Negotiation and Project Valuation (Fixed Price + Maintenance)

When negotiating, remember you are selling efficiency. A simple project like the internal demand management system can be worth between $2,500 and $3,500, depending on the level of customization and necessary integrations. More complex projects can exceed $5,000 or $10,000. The secret is to be confident in the value you are delivering.

In addition to the fixed amount for creation, it is essential to include a maintenance and continuous support fee (recurring revenue) to ensure the software remains functional and that you are available for bug fixes or minor updates. This maintenance fee, although smaller than SaaS MRR, offers a new layer of predictable income without the pressure of constant marketing.

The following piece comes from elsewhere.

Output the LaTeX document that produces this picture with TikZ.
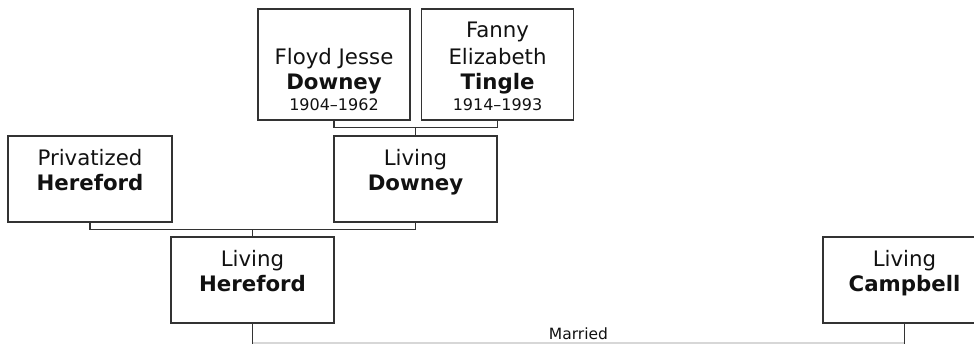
\documentclass[tikz,border=0pt]{standalone}
\usepackage{fontspec}
\setmainfont{DejaVu Sans}
\usetikzlibrary{calc}
\definecolor{linec}{RGB}{51,51,51}
\definecolor{marrc}{RGB}{215,215,215}
\definecolor{textc}{RGB}{17,17,17}
\begin{document}
\begin{tikzpicture}[x=1pt,y=-1pt,
  person/.style={draw=linec, line width=1.15pt, inner sep=0pt, rectangle},
  tall/.style={person, minimum width=152pt, minimum height=111pt},
  short/.style={person, minimum width=163pt, minimum height=86pt},
  nm/.style={anchor=base, inner sep=0pt, text=textc, font=\fontsize{21.3}{25}\selectfont},
  sn/.style={anchor=base, inner sep=0pt, text=textc, font=\fontsize{21.3}{25}\selectfont\bfseries},
  yr/.style={anchor=base, inner sep=0pt, text=textc, font=\fontsize{16}{18}\selectfont},
  conn/.style={draw=linec, line width=1.15pt},
  marr/.style={draw=marrc, line width=1.5pt}]
\clip (0,0) rectangle (974,343);
% boxes
\node[tall] (floyd) at (334,64.5) {};
\node[tall] (fanny) at (497.5,64.5) {};
\node[short, minimum width=164pt] (priv) at (90,179) {};
\node[short] (ldowney) at (415.5,179) {};
\node[short] (lhere) at (252.5,280) {};
\node[short] (lcamp) at (904.5,280) {};
% texts
\node[nm] (t1) at (334,64.3) {Floyd Jesse};
\node[sn] (t2) at (334,89.3) {Downey};
\node[yr] (t3) at (334,110) {1904–1962};
\node[nm] (t4) at (497.5,37.7) {Fanny};
\node[nm] (t5) at (497.5,64.3) {Elizabeth};
\node[sn] (t6) at (497.5,89.3) {Tingle};
\node[yr] (t7) at (497.5,110) {1914–1993};
\node[nm] (t8) at (90,165) {Privatized};
\node[sn] (t9) at (90,190) {Hereford};
\node[nm] (t10) at (415.5,165) {Living};
\node[sn] (t11) at (415.5,190) {Downey};
\node[nm] (t12) at (252.5,266) {Living};
\node[sn] (t13) at (252.5,291) {Hereford};
\node[nm] (t14) at (904.5,266) {Living};
\node[sn] (t15) at (904.5,291) {Campbell};
% connectors
\draw[conn] (floyd.south) -- ++(0,7) -| (fanny.south);
\coordinate (fj) at ($(floyd.south)!0.5!(fanny.south)+(0,7)$);
\draw[conn] (fj) -- (fj |- ldowney.north);
\draw[conn] (priv.south) -- ++(0,7) -| (ldowney.south);
\coordinate (pd) at (lhere.north |- {$(priv.south)+(0,7)$});
\draw[conn] (pd) -- (lhere.north);
% marriage
\coordinate (mA) at ($(lhere.south)+(0,19.5)$);
\coordinate (mB) at ($(lcamp.south)+(0,19.5)$);
\draw[marr] (mA) -- (mB);
\draw[conn] (lhere.south) -- ($(lhere.south)+(0,21)$);
\draw[conn] (lcamp.south) -- ($(lcamp.south)+(0,21)$);
\node[yr, font=\fontsize{15.5}{18}\selectfont] (mlab) at ($(mA)!0.5!(mB)+(0,-3.5)$) {Married};
\end{tikzpicture}
\end{document}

The Vibe Coder’s Future: Building Experience for Long-Term Success

Selling internal solutions to businesses is, for most beginner Vibe Coders, the smartest choice for initiating growth. Beyond quick revenue and low risk, this model offers invaluable practical learning.

By solving real problems for real clients, you develop skills in project management, negotiation, understanding workflow, and, of course, refine your Vibe Code (Low-Code/No-Code) techniques. You will be constantly exposed to challenges that will force you to evolve technically and commercially. This experience is the solid foundation missing for those who try to jump straight into SaaS.

After selling multiple projects, creating a robust portfolio, and understanding the needs of the B2B market, you will be in a much stronger position to finally launch your own SaaS. Your practical experience in creating useful and functional software will ensure that when you decide to pursue MRR, your product will be more refined, more targeted, and consequently, have a much higher chance of success.